Instructions to follow »
Reproduce the listing below exactly, minus its pictures.

————————

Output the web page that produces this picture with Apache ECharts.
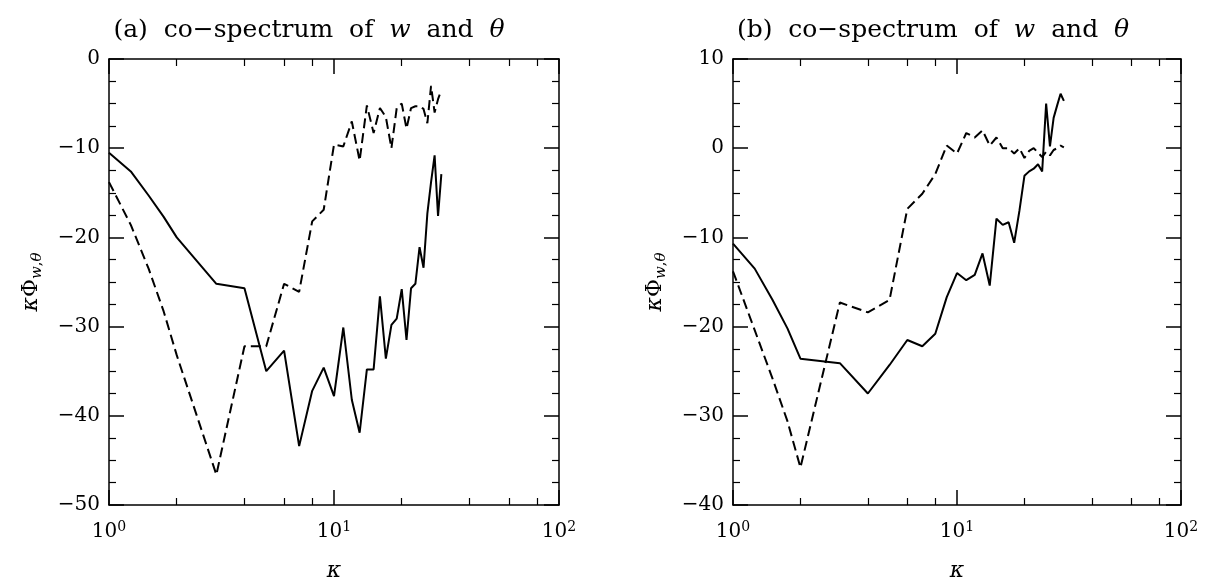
<!DOCTYPE html>
<html><head><meta charset="utf-8">
<script src="https://cdn.jsdelivr.net/npm/echarts@6/dist/echarts.min.js"></script>
<style>html,body{margin:0;padding:0;background:#fff}#c{width:1209px;height:580px}</style>
</head><body><div id="c"></div>
<script>
// ---- data ----
const kappa   = [1,1.25,1.5,1.75,2,3,4,5,6,7,8,9,10,11,12,13,14,15,16,17,18,19,20,21,22,23,24,25,26,27,28,29,30];
const solidA  = [-10.5,-12.6,-15.3,-17.7,-20.0,-25.2,-25.7,-35.0,-32.7,-43.4,-37.2,-34.6,-37.8,-30.1,-38.2,-41.9,-34.8,-34.8,-26.6,-33.6,-29.8,-29.1,-25.8,-31.5,-25.7,-25.2,-21.1,-23.4,-17.3,-13.8,-10.8,-17.6,-12.9];
const dashedA = [-13.8,-18.6,-23.5,-28.3,-33.2,-46.6,-32.2,-32.2,-25.2,-26.1,-18.2,-16.9,-9.6,-9.8,-7.0,-11.4,-5.2,-8.3,-5.5,-6.5,-10.0,-5.5,-5.0,-7.8,-5.5,-5.3,-5.3,-5.6,-7.2,-3.0,-6.0,-4.5,-3.5];
const solidB  = [-10.7,-13.5,-17.0,-20.2,-23.6,-24.1,-27.5,-24.3,-21.5,-22.2,-20.8,-16.7,-14.0,-14.8,-14.2,-11.8,-15.4,-7.9,-8.6,-8.3,-10.6,-7.0,-3.1,-2.6,-2.3,-1.8,-2.6,5.0,0.2,3.4,4.8,6.1,5.3];
const dashedB = [-13.8,-20.4,-25.8,-30.6,-35.8,-17.3,-18.4,-17.0,-6.8,-5.1,-2.9,0.3,-0.6,1.7,1.2,2.0,0.3,1.2,0.0,0.0,-0.6,0.0,-1.1,-0.3,0.0,-0.5,-1.0,-0.4,-0.8,-0.2,0.0,0.3,0.1];

const xMajorTicks    = [1,10,100];
const xTickExponents = ['0','1','2'];
const xMinorTicks    = [2,4,6,8,20,40,60,80];
const yTicksA  = [-50,-40,-30,-20,-10,0];
const yLabelsA = ['−50','−40','−30','−20','−10','0'];
const yTicksB  = [-40,-30,-20,-10,0,10];
const yLabelsB = ['−40','−30','−20','−10','0','10'];
const panelLabels = ['(a)','(b)'];
const titleWords  = ['co−spectrum','of','w','and','θ'];

// ---- layout / style ----
const FONT = 'DejaVu Serif';
const grids = [
  {left:109, top:59, width:450, height:446, outerBoundsMode:'none', containLabel:false},
  {left:733, top:59, width:448, height:446, outerBoundsMode:'none', containLabel:false}
];
const BLACK = '#000';

function pairs(ys){ return kappa.map((k,i)=>[k, ys[i]]); }

function xAxesFor(g){
  const base = {type:'log', logBase:10, min:1, max:100, gridIndex:g, splitLine:{show:false}};
  const major = (pos, withLabel) => Object.assign({}, base, {
    position:pos,
    axisLine:{show:true, onZero:false, lineStyle:{color:BLACK, width:1.5}},
    axisTick:{show:true, inside:true, length:15, customValues:xMajorTicks, lineStyle:{color:BLACK, width:1.5}},
    axisLabel: withLabel ? {
      show:true, customValues:xMajorTicks, margin:15, color:BLACK,
      fontFamily:FONT, fontSize:20, lineHeight:24,
      formatter: v => { const i = xMajorTicks.findIndex(t => Math.abs(t - v) < 1e-6 * t); return '10{sup|' + xTickExponents[i] + '}'; },
      rich:{sup:{fontFamily:FONT, fontSize:14, lineHeight:14, verticalAlign:'top', color:BLACK}}
    } : {show:false},
    name: withLabel ? 'κ' : '',
    nameLocation:'middle', nameGap:55,
    nameTextStyle:{fontFamily:FONT, fontStyle:'italic', fontSize:22, color:BLACK}
  });
  const minor = pos => Object.assign({}, base, {
    position:pos,
    axisLine:{show:false, onZero:false},
    axisTick:{show:true, inside:true, length:7, customValues:xMinorTicks, lineStyle:{color:BLACK, width:1.2}},
    axisLabel:{show:false}
  });
  return [major('bottom', true), minor('bottom'), major('top', false), minor('top')];
}

function yAxesFor(g, ticks, labels){
  const base = {
    type:'value', gridIndex:g, min:ticks[0], max:ticks[ticks.length-1], interval:10,
    splitLine:{show:false},
    axisLine:{show:true, onZero:false, lineStyle:{color:BLACK, width:1.5}},
    axisTick:{show:true, inside:true, length:15, lineStyle:{color:BLACK, width:1.5}},
    minorTick:{show:true, splitNumber:4, length:7, lineStyle:{color:BLACK, width:1.2}}
  };
  const left = Object.assign({}, base, {
    position:'left',
    axisLabel:{show:true, margin:9, color:BLACK, fontFamily:FONT, fontSize:20,
      formatter: v => labels[ticks.indexOf(v)]},
    name:'{i|κ}{n|Φ}{si|w}{sn|,}{si|θ}',
    nameLocation:'middle', nameGap:64, nameRotate:90,
    nameTextStyle:{
      color:BLACK, fontFamily:FONT, fontSize:22, lineHeight:28,
      rich:{
        i:{fontFamily:FONT, fontStyle:'italic', fontSize:22, lineHeight:28, color:BLACK},
        n:{fontFamily:FONT, fontSize:22, lineHeight:28, color:BLACK},
        si:{fontFamily:FONT, fontStyle:'italic', fontSize:15, lineHeight:15, verticalAlign:'bottom', color:BLACK},
        sn:{fontFamily:FONT, fontSize:15, lineHeight:15, verticalAlign:'bottom', color:BLACK}
      }
    }
  });
  const right = Object.assign({}, base, {position:'right', axisLabel:{show:false}});
  return [left, right];
}

const titleCenters = [304, 928];
const titleOpts = panelLabels.map((p, g) => ({
  text: p + '  ' + titleWords.map(w => (w === 'w' || w === 'θ') ? '{i|' + w + '}' : w).join('  '),
  left: titleCenters[g], top: 13, textAlign:'center',
  textStyle:{fontFamily:FONT, fontSize:25, fontWeight:'normal', color:BLACK,
    rich:{i:{fontFamily:FONT, fontStyle:'italic', fontSize:25, color:BLACK}}}
}));

const lineSeries = (data, xi, yi, dashed) => ({
  type:'line', data: pairs(data), xAxisIndex:xi, yAxisIndex:yi,
  symbol:'none', animation:false, clip:true,
  lineStyle:{color:BLACK, width:2, type: dashed ? [10,5] : 'solid'}
});

const option = {
  backgroundColor:'#fff',
  animation:false,
  title: titleOpts,
  grid: grids,
  xAxis: [...xAxesFor(0), ...xAxesFor(1)],
  yAxis: [...yAxesFor(0, yTicksA, yLabelsA), ...yAxesFor(1, yTicksB, yLabelsB)],
  series: [
    lineSeries(solidA, 0, 0, false),
    lineSeries(dashedA, 0, 0, true),
    lineSeries(solidB, 4, 2, false),
    lineSeries(dashedB, 4, 2, true)
  ]
};

const chart = echarts.init(document.getElementById('c'), null, {renderer:'canvas'});
chart.setOption(option);
</script>
</body></html>
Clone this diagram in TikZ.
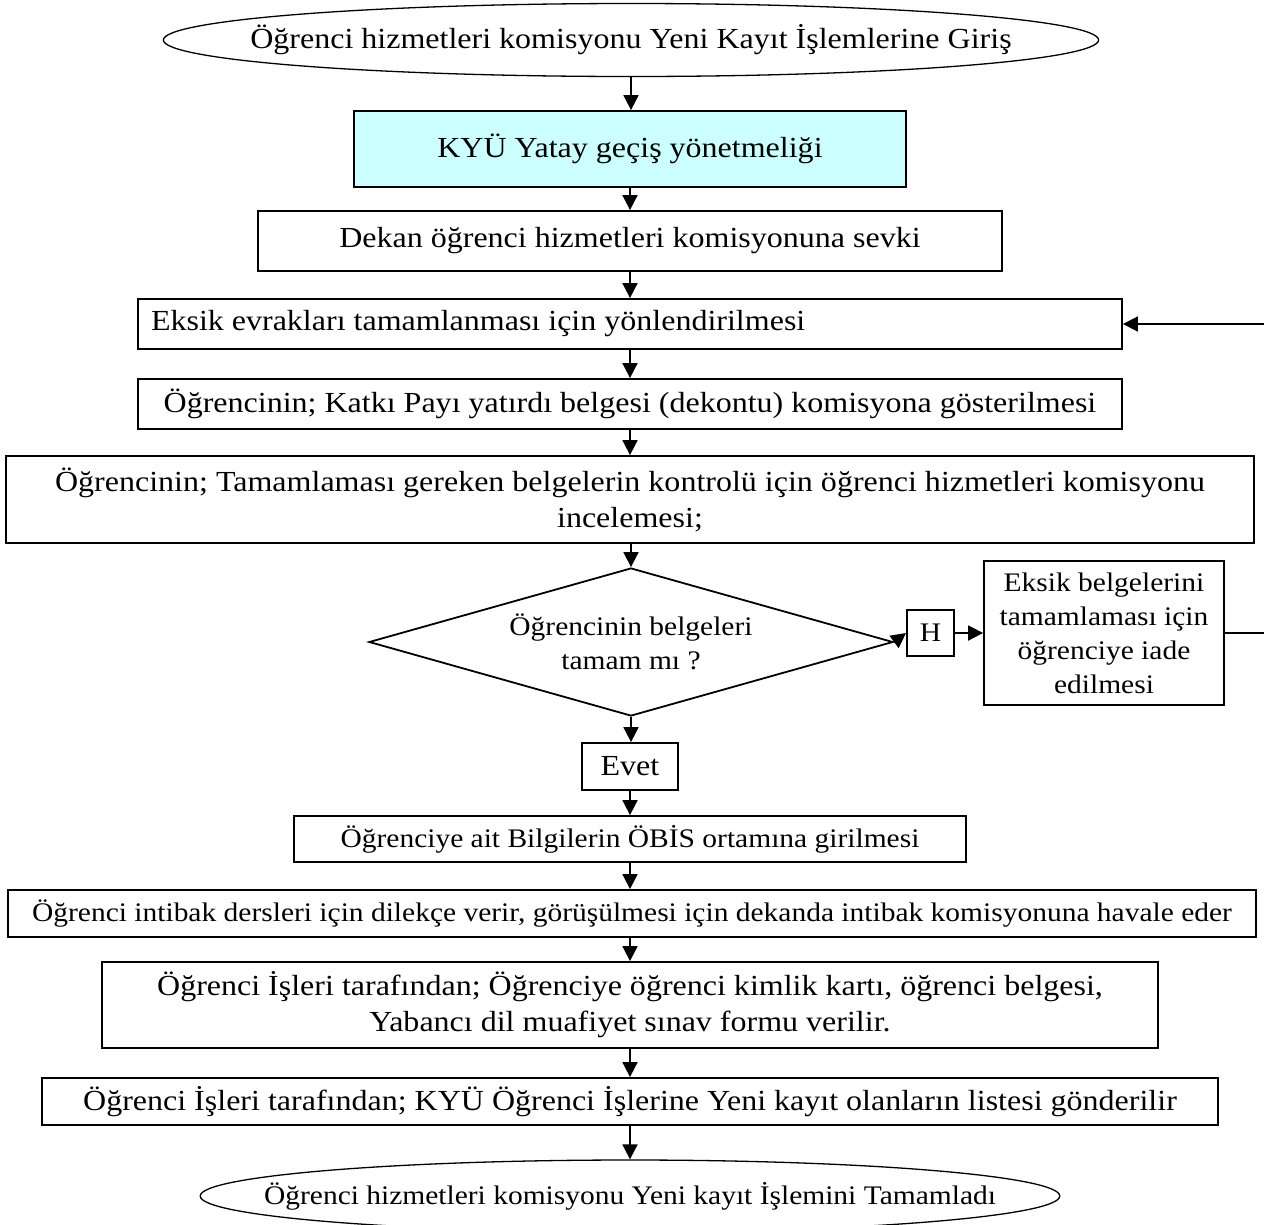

————————

The reply »
Output the web page that produces this picture with Apache ECharts.
<!DOCTYPE html>
<html><head><meta charset="utf-8">
<script src="https://cdn.jsdelivr.net/npm/echarts@6/dist/echarts.min.js"></script>
<style>html,body{margin:0;padding:0;background:#fff}#c{width:1209px;height:580px}</style>
</head><body><div id="c"></div>
<script>
// ---- data ----
const kappa   = [1,1.25,1.5,1.75,2,3,4,5,6,7,8,9,10,11,12,13,14,15,16,17,18,19,20,21,22,23,24,25,26,27,28,29,30];
const solidA  = [-10.5,-12.6,-15.3,-17.7,-20.0,-25.2,-25.7,-35.0,-32.7,-43.4,-37.2,-34.6,-37.8,-30.1,-38.2,-41.9,-34.8,-34.8,-26.6,-33.6,-29.8,-29.1,-25.8,-31.5,-25.7,-25.2,-21.1,-23.4,-17.3,-13.8,-10.8,-17.6,-12.9];
const dashedA = [-13.8,-18.6,-23.5,-28.3,-33.2,-46.6,-32.2,-32.2,-25.2,-26.1,-18.2,-16.9,-9.6,-9.8,-7.0,-11.4,-5.2,-8.3,-5.5,-6.5,-10.0,-5.5,-5.0,-7.8,-5.5,-5.3,-5.3,-5.6,-7.2,-3.0,-6.0,-4.5,-3.5];
const solidB  = [-10.7,-13.5,-17.0,-20.2,-23.6,-24.1,-27.5,-24.3,-21.5,-22.2,-20.8,-16.7,-14.0,-14.8,-14.2,-11.8,-15.4,-7.9,-8.6,-8.3,-10.6,-7.0,-3.1,-2.6,-2.3,-1.8,-2.6,5.0,0.2,3.4,4.8,6.1,5.3];
const dashedB = [-13.8,-20.4,-25.8,-30.6,-35.8,-17.3,-18.4,-17.0,-6.8,-5.1,-2.9,0.3,-0.6,1.7,1.2,2.0,0.3,1.2,0.0,0.0,-0.6,0.0,-1.1,-0.3,0.0,-0.5,-1.0,-0.4,-0.8,-0.2,0.0,0.3,0.1];

const xMajorTicks    = [1,10,100];
const xTickExponents = ['0','1','2'];
const xMinorTicks    = [2,4,6,8,20,40,60,80];
const yTicksA  = [-50,-40,-30,-20,-10,0];
const yLabelsA = ['−50','−40','−30','−20','−10','0'];
const yTicksB  = [-40,-30,-20,-10,0,10];
const yLabelsB = ['−40','−30','−20','−10','0','10'];
const panelLabels = ['(a)','(b)'];
const titleWords  = ['co−spectrum','of','w','and','θ'];

// ---- layout / style ----
const FONT = 'DejaVu Serif';
const grids = [
  {left:109, top:59, width:450, height:446, outerBoundsMode:'none', containLabel:false},
  {left:733, top:59, width:448, height:446, outerBoundsMode:'none', containLabel:false}
];
const BLACK = '#000';

function pairs(ys){ return kappa.map((k,i)=>[k, ys[i]]); }

function xAxesFor(g){
  const base = {type:'log', logBase:10, min:1, max:100, gridIndex:g, splitLine:{show:false}};
  const major = (pos, withLabel) => Object.assign({}, base, {
    position:pos,
    axisLine:{show:true, onZero:false, lineStyle:{color:BLACK, width:1.5}},
    axisTick:{show:true, inside:true, length:15, customValues:xMajorTicks, lineStyle:{color:BLACK, width:1.5}},
    axisLabel: withLabel ? {
      show:true, customValues:xMajorTicks, margin:15, color:BLACK,
      fontFamily:FONT, fontSize:20, lineHeight:24,
      formatter: v => { const i = xMajorTicks.findIndex(t => Math.abs(t - v) < 1e-6 * t); return '10{sup|' + xTickExponents[i] + '}'; },
      rich:{sup:{fontFamily:FONT, fontSize:14, lineHeight:14, verticalAlign:'top', color:BLACK}}
    } : {show:false},
    name: withLabel ? 'κ' : '',
    nameLocation:'middle', nameGap:55,
    nameTextStyle:{fontFamily:FONT, fontStyle:'italic', fontSize:22, color:BLACK}
  });
  const minor = pos => Object.assign({}, base, {
    position:pos,
    axisLine:{show:false, onZero:false},
    axisTick:{show:true, inside:true, length:7, customValues:xMinorTicks, lineStyle:{color:BLACK, width:1.2}},
    axisLabel:{show:false}
  });
  return [major('bottom', true), minor('bottom'), major('top', false), minor('top')];
}

function yAxesFor(g, ticks, labels){
  const base = {
    type:'value', gridIndex:g, min:ticks[0], max:ticks[ticks.length-1], interval:10,
    splitLine:{show:false},
    axisLine:{show:true, onZero:false, lineStyle:{color:BLACK, width:1.5}},
    axisTick:{show:true, inside:true, length:15, lineStyle:{color:BLACK, width:1.5}},
    minorTick:{show:true, splitNumber:4, length:7, lineStyle:{color:BLACK, width:1.2}}
  };
  const left = Object.assign({}, base, {
    position:'left',
    axisLabel:{show:true, margin:9, color:BLACK, fontFamily:FONT, fontSize:20,
      formatter: v => labels[ticks.indexOf(v)]},
    name:'{i|κ}{n|Φ}{si|w}{sn|,}{si|θ}',
    nameLocation:'middle', nameGap:64, nameRotate:90,
    nameTextStyle:{
      color:BLACK, fontFamily:FONT, fontSize:22, lineHeight:28,
      rich:{
        i:{fontFamily:FONT, fontStyle:'italic', fontSize:22, lineHeight:28, color:BLACK},
        n:{fontFamily:FONT, fontSize:22, lineHeight:28, color:BLACK},
        si:{fontFamily:FONT, fontStyle:'italic', fontSize:15, lineHeight:15, verticalAlign:'bottom', color:BLACK},
        sn:{fontFamily:FONT, fontSize:15, lineHeight:15, verticalAlign:'bottom', color:BLACK}
      }
    }
  });
  const right = Object.assign({}, base, {position:'right', axisLabel:{show:false}});
  return [left, right];
}

const titleCenters = [304, 928];
const titleOpts = panelLabels.map((p, g) => ({
  text: p + '  ' + titleWords.map(w => (w === 'w' || w === 'θ') ? '{i|' + w + '}' : w).join('  '),
  left: titleCenters[g], top: 13, textAlign:'center',
  textStyle:{fontFamily:FONT, fontSize:25, fontWeight:'normal', color:BLACK,
    rich:{i:{fontFamily:FONT, fontStyle:'italic', fontSize:25, color:BLACK}}}
}));

const lineSeries = (data, xi, yi, dashed) => ({
  type:'line', data: pairs(data), xAxisIndex:xi, yAxisIndex:yi,
  symbol:'none', animation:false, clip:true,
  lineStyle:{color:BLACK, width:2, type: dashed ? [10,5] : 'solid'}
});

const option = {
  backgroundColor:'#fff',
  animation:false,
  title: titleOpts,
  grid: grids,
  xAxis: [...xAxesFor(0), ...xAxesFor(1)],
  yAxis: [...yAxesFor(0, yTicksA, yLabelsA), ...yAxesFor(1, yTicksB, yLabelsB)],
  series: [
    lineSeries(solidA, 0, 0, false),
    lineSeries(dashedA, 0, 0, true),
    lineSeries(solidB, 4, 2, false),
    lineSeries(dashedB, 4, 2, true)
  ]
};

const chart = echarts.init(document.getElementById('c'), null, {renderer:'canvas'});
chart.setOption(option);
</script>
</body></html>
Clone this diagram in TikZ.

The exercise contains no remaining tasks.